I developed, over the course of spring, a ridiculously reliable system of dry hatching chickens that yielded some pretty impressive hatch rates for first time poultry doulas like us.
And then, without warning, the weather got hot and the humidity – even here, at the top of our little mountain – came crashing down on us like a thousand angry fists. Our fourth clutch of birds was the most traumatic. They wound up being sticky.
Heat and humidity are the two main variables that must combine to create conditions in which a fertile egg can become a real chicken, and for that real chicken to successfully hatch. When the humidity is too high, the membrane inside the egg becomes sticky, and the hatching process can be pretty harrowing, as the chick gets, essentially, glued into its vessel and suffocates if not assisted.
And you can’t help a chick hatch for at least 24 hours after it pecks that first exploratory hole in its egg. That 24 hours, from pip to pop, as it were, are critical for allowing the almost-poultry to absorb the last of the nutrients and blood vessels that have sustained it for the past 21 days, during what basically amounts to freaking magic – the metamorphosis of an egg from breakfast to tiny, heartbreaking ball of floof and noise.
It was heartbreaking, last month, as many of our precious Brahmas wound up trapped and snuffed out inside their eggs because my dry-hatching system wasn’t dry enough for the dog days of summer and I, in my arrogance, had forgotten to consult the weather before setting them.
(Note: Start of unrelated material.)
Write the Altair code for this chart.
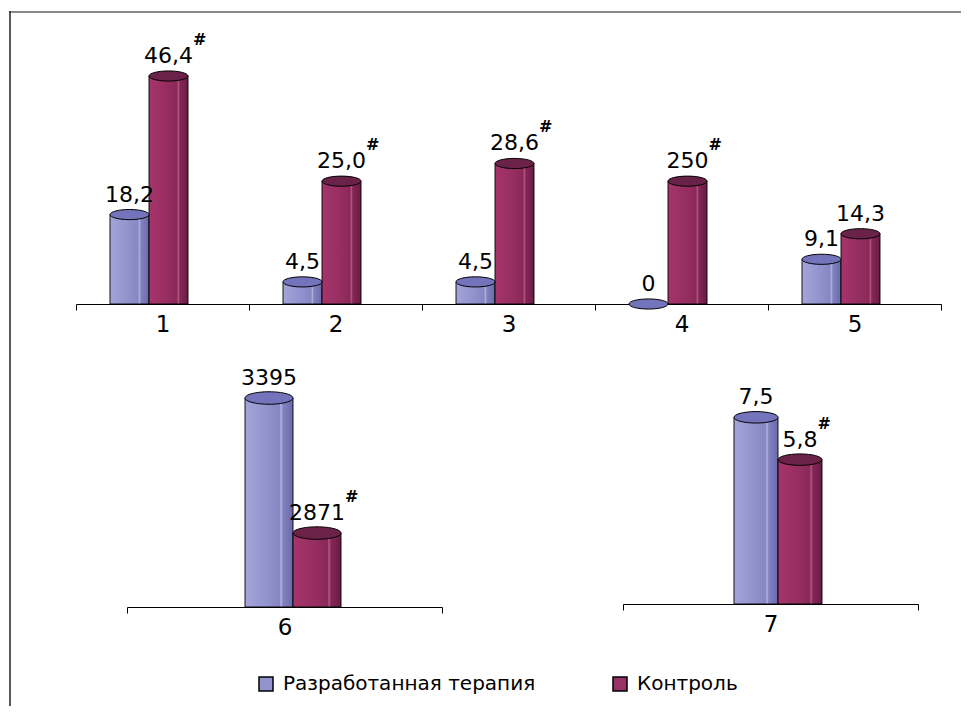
import json
import altair as alt
import pandas as pd

# ---------------- data ----------------
series = ["Разработанная терапия", "Контроль"]

cats_top = ["1", "2", "3", "4", "5"]
top_therapy = [18.2, 4.5, 4.5, 0.0, 9.1]
top_control = [46.4, 25.0, 28.6, 25.0, 14.3]          # bar heights as drawn
top_therapy_lbl = ["18,2", "4,5", "4,5", "0", "9,1"]
top_control_lbl = ["46,4", "25,0", "28,6", "250", "14,3"]
top_therapy_sup = ["", "", "", "", ""]
top_control_sup = ["#", "#", "#", "#", ""]

cats_6 = ["6"]
p6_values = [3395, 2871]
p6_labels = ["3395", "2871"]
p6_sup = ["", "#"]

cats_7 = ["7"]
p7_values = [7.5, 5.8]
p7_labels = ["7,5", "5,8"]
p7_sup = ["", "#"]

# ---------------- styling ----------------
FONT = "DejaVu Sans"
VAL_FS = 22
CAT_FS = 23
SUP_FS = 16
LEG_FS = 20

BLUE_SW = "#9393cc"
RED_SW = "#993366"
CAP_BLUE = "#7474bc"
CAP_RED = "#6b2249"


def grad(stops):
    return alt.LinearGradient(
        gradient="linear", x1=0, x2=1, y1=0, y2=0,
        stops=[alt.GradientStop(offset=o, color=c) for o, c in stops])


GRAD_BLUE = grad([(0, "#a5a5da"), (0.5, "#9090cc"), (0.72, "#8686c4"), (0.75, "#b4b4e2"),
                  (0.79, "#8282c1"), (0.88, "#7878b8"), (1, "#6a6aac")])
GRAD_RED = grad([(0, "#a5356b"), (0.5, "#952d60"), (0.72, "#8b2858"), (0.75, "#b25c88"),
                 (0.79, "#852655"), (0.88, "#7a224e"), (1, "#691c42")])

CAP = "M-1,0 A1,0.26 0 1,1 1,0 A1,0.26 0 1,1 -1,0 Z"

# approx DejaVu Sans advance widths (em)
CW = {",": 0.318}


def text_w(s, fs):
    return sum(CW.get(ch, 0.636) for ch in s) * fs


def make_df(cats, vals_by_series, lbls_by_series, sups_by_series):
    rows = []
    for si, s in enumerate(series):
        for c, v, l, sp in zip(cats, vals_by_series[si], lbls_by_series[si], sups_by_series[si]):
            rows.append({"cat": c, "series": s, "value": v, "label": l, "sup": sp})
    return pd.DataFrame(rows)


def panel(df, cats, width, height, ydomain, off_left, bar_w, extra=None):
    x = alt.X("cat:N", sort=cats,
              scale=alt.Scale(domain=cats, paddingInner=0, paddingOuter=0),
              axis=alt.Axis(title=None, labelAngle=0, tickBand="extent", domainColor="black",
                            tickColor="black", tickSize=6, labelFontSize=CAT_FS,
                            labelColor="black", labelPadding=3, grid=False,
                            domainWidth=1, tickWidth=1, labelFont=FONT))
    xo = alt.XOffset("series:N", sort=series,
                     scale=alt.Scale(domain=series, paddingInner=0, paddingOuter=0,
                                     range=[off_left, off_left + 2 * bar_w]))
    y = alt.Y("value:Q", scale=alt.Scale(domain=ydomain, zero=False, nice=False), axis=None)
    base = alt.Chart(df).encode(x=x, xOffset=xo)
    layers = []
    for s, g in zip(series, [GRAD_BLUE, GRAD_RED]):
        layers.append(base.transform_filter(alt.datum.series == s)
                      .mark_bar(color=g, stroke="black", strokeWidth=1, strokeOpacity=0.9)
                      .encode(y=y, y2=alt.datum(ydomain[0])))
    for s, cc in zip(series, [CAP_BLUE, CAP_RED]):
        layers.append(base.transform_filter(alt.datum.series == s)
                      .mark_point(shape=CAP, size=bar_w * bar_w, filled=True, fill=cc,
                                  stroke="black", strokeWidth=1, opacity=1)
                      .encode(y=y))
    layers.append(base.mark_text(dy=-13, fontSize=VAL_FS, baseline="alphabetic",
                                 align="center", color="black", font=FONT)
                  .encode(y=y, text="label:N"))
    # superscripts, grouped by label width
    sup_rows = df[df["sup"] != ""]
    groups = {}
    for lbl in sup_rows["label"]:
        dx = round(text_w(lbl, VAL_FS) / 2, 1)
        groups.setdefault(dx, []).append(lbl)
    for dx, lbls in groups.items():
        expr = "datum.sup == '#' && indexof(%s, datum.label) >= 0" % json.dumps(lbls)
        layers.append(base.transform_filter(expr)
                      .mark_text(dx=dx, dy=-31, align="left", baseline="alphabetic",
                                 fontSize=SUP_FS, fontWeight="bold", color="black", font=FONT)
                      .encode(y=y, text="sup:N"))
    if extra:
        layers.extend(extra)
    return alt.layer(*layers).properties(width=width, height=height)


one = pd.DataFrame({"a": [0]})
top_line = alt.Chart(one).mark_rule(color="#8a8a8a", strokeWidth=2).encode(
    x=alt.value(-67), x2=alt.value(885), y=alt.value(-19))
left_line = alt.Chart(one).mark_rule(color="#222222", strokeWidth=1.5).encode(
    x=alt.value(-66), y=alt.value(-20), y2=alt.value(675))

# legend (drawn inside the top panel, below everything)
leg_df = pd.DataFrame({"series": series})
LEG_X = [190, 544]
LEG_Y = 653
legend_layers = []
for s, lx, col in zip(series, LEG_X, [BLUE_SW, RED_SW]):
    lb = alt.Chart(leg_df).transform_filter(alt.datum.series == s)
    legend_layers.append(lb.mark_point(shape="square", size=196, filled=True, fill=col,
                                       stroke="black", strokeWidth=1.5, opacity=1)
                         .encode(x=alt.value(lx), y=alt.value(LEG_Y)))
    legend_layers.append(lb.mark_text(align="left", dx=17, baseline="middle",
                                      fontSize=LEG_FS, color="black", font=FONT)
                         .encode(x=alt.value(lx), y=alt.value(LEG_Y), text="series:N"))

df_top = make_df(cats_top, [top_therapy, top_control], [top_therapy_lbl, top_control_lbl],
                 [top_therapy_sup, top_control_sup])
df6 = make_df(cats_6, [[p6_values[0]], [p6_values[1]]], [[p6_labels[0]], [p6_labels[1]]],
              [[p6_sup[0]], [p6_sup[1]]])
df7 = make_df(cats_7, [[p7_values[0]], [p7_values[1]]], [[p7_labels[0]], [p7_labels[1]]],
              [[p7_sup[0]], [p7_sup[1]]])

top = panel(df_top, cats_top, 865, 273, [0, 55.56], 34, 39,
            extra=[top_line, left_line] + legend_layers)
p6 = panel(df6, cats_6, 315, 230, [2584, 3476.5], 118, 48)
p7 = panel(df7, cats_7, 295, 227, [0, 9.12], 111, 44)

spacer = alt.Chart(one).mark_point(opacity=0).encode(
    x=alt.value(0), y=alt.value(0)).properties(width=1, height=1)

inner = alt.hconcat(p6, p7, spacing=181, bounds="flush").resolve_scale(
    x="independent", xOffset="independent", y="independent")
row = alt.hconcat(spacer, inner, spacing=50, bounds="flush").resolve_scale(
    x="independent", xOffset="independent", y="independent")

chart = alt.vconcat(top, row, spacing=73, bounds="flush").resolve_scale(
    x="independent", xOffset="independent", y="independent").properties(
    padding={"left": 0, "top": 2, "right": 0, "bottom": 0}
).configure(font=FONT).configure_view(strokeWidth=0)

chart.save("out.html", embed_options={"renderer": "svg", "actions": False})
My daughters and I have had many heavy philosophical conversations over the past month or so, and I’ve watched them grow so much through the heartbreak of being unable to save the life of a chicken they’d unwisely loved before it was even really a chicken at all. We still wound up with lots of birds, but there were some casualties that should not have happened and it was hard, for them, to confront such harsh existential realities. This summer, my kids have gone from innocent and naive to the cutest little eight-year-old form of hardened baby gangsters.
And I have been humbled, as a mother, in stepping back from the creeping anxiety that underlies every moment of motherhood for me to examine my own authority over fate with my sticky chicks. Or terrible lack thereof.
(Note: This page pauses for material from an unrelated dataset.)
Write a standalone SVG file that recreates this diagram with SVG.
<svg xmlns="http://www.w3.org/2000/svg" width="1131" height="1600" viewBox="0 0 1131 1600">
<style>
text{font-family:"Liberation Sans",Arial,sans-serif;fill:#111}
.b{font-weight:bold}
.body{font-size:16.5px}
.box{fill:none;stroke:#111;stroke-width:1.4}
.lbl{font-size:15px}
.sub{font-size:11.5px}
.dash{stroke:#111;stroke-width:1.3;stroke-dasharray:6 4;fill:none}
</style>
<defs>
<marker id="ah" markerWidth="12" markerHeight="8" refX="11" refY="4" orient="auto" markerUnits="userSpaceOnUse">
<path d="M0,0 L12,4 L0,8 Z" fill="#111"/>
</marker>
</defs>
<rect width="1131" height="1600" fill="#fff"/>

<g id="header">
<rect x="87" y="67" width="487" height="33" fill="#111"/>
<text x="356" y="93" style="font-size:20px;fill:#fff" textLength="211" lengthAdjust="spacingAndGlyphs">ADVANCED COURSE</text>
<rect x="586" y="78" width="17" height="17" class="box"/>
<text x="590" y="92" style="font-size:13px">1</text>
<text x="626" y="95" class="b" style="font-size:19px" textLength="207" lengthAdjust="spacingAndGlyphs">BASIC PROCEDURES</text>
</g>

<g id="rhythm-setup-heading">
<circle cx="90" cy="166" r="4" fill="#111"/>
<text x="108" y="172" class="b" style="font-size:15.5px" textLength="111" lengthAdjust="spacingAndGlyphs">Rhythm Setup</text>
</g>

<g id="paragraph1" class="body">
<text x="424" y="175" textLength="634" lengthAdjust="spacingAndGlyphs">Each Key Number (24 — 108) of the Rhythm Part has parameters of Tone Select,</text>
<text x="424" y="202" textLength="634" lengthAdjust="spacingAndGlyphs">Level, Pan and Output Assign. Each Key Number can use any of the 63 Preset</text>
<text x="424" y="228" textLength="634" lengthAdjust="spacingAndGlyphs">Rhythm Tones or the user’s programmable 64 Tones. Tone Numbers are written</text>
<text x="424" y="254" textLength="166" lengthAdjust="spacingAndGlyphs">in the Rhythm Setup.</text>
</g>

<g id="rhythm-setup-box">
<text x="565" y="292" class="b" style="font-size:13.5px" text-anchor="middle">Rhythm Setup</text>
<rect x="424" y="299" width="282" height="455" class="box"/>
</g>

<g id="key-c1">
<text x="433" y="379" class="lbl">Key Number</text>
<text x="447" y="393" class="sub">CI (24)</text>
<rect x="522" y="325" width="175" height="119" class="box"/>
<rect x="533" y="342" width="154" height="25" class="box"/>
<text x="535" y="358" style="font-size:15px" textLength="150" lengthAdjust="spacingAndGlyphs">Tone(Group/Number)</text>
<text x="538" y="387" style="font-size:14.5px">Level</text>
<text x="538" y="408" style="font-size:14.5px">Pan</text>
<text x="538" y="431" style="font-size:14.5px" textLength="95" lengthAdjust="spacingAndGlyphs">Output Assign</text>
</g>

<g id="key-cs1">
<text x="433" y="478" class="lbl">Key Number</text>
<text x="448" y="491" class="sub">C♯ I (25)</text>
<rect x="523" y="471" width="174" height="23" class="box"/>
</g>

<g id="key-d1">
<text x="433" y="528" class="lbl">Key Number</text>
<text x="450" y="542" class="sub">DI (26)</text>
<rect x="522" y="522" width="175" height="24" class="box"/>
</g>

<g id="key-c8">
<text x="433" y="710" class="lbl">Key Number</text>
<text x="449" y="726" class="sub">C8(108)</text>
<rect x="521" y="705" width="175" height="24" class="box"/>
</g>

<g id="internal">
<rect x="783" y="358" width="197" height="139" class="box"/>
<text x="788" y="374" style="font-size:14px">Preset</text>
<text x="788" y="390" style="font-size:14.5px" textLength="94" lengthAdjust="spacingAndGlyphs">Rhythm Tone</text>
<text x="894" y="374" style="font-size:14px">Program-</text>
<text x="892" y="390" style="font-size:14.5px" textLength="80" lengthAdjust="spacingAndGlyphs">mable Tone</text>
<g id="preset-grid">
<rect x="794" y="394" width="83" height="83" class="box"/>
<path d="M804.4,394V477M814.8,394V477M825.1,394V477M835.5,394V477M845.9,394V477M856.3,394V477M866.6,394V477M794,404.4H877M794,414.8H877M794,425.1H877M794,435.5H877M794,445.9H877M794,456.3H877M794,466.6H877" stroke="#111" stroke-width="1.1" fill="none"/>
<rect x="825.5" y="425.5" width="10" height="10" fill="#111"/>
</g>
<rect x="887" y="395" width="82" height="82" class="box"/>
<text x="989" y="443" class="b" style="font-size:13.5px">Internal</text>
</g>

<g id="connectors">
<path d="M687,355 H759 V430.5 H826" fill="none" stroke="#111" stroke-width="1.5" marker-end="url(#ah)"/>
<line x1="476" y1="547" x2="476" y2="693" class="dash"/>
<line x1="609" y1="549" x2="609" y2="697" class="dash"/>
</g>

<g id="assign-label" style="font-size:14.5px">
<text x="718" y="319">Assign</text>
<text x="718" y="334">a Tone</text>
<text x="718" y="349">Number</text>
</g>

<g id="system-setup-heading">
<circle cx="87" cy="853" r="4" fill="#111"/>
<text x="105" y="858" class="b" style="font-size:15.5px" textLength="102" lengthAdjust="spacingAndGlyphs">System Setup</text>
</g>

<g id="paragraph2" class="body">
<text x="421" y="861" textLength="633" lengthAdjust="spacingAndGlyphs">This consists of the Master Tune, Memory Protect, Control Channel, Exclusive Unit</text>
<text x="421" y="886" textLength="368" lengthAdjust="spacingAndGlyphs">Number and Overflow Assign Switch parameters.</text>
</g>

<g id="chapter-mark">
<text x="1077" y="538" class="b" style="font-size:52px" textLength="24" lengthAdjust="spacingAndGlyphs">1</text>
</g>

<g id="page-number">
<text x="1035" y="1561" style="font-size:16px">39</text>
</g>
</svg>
Like these tiny lives we’ve done our best to husband with respect and care, I’ve been reminded over the course of this summer that, at the end of the day, there’s precious little I can actually do to ensure that my kids become healthy, functional adults.
Sometimes, no matter how good your intentions, you mess up, and your kid winds up stuck, and there’s very little you can do about it. And, like my daughters, I hope to grow through the heartaches of seeing these girls through to adulthood.
So often these days, moms strive for a flourishing child, sacrificing themselves throughout that childhood to the point that, once child becomes adult, either flourishing or struggling (or, more likely, something in between), they barely know who they are anymore outside the role of Whomever’s Mother.
I’m thankful for my home. I’m so blessed to park my car in the woods at night, instead of downtown, and I’m reminded every morning as my chickens rush from the coop and out to the chicknic tables of feed in our yard, that you cannot always help a chick to hatch. But I you can crouch beside the incubator as it tries, cheering it on and hoping with all your heart to see it crash out of the shell, and dry off, and start cheeping and scratching and battling its siblings for a spot somewhere near the top of the pecking order.
Another unfortunate fact of life over which I have less than zero control.
Sibling warfare, it would appear, is yet another clear and timeless parallel between the worlds of poultry and human childhood.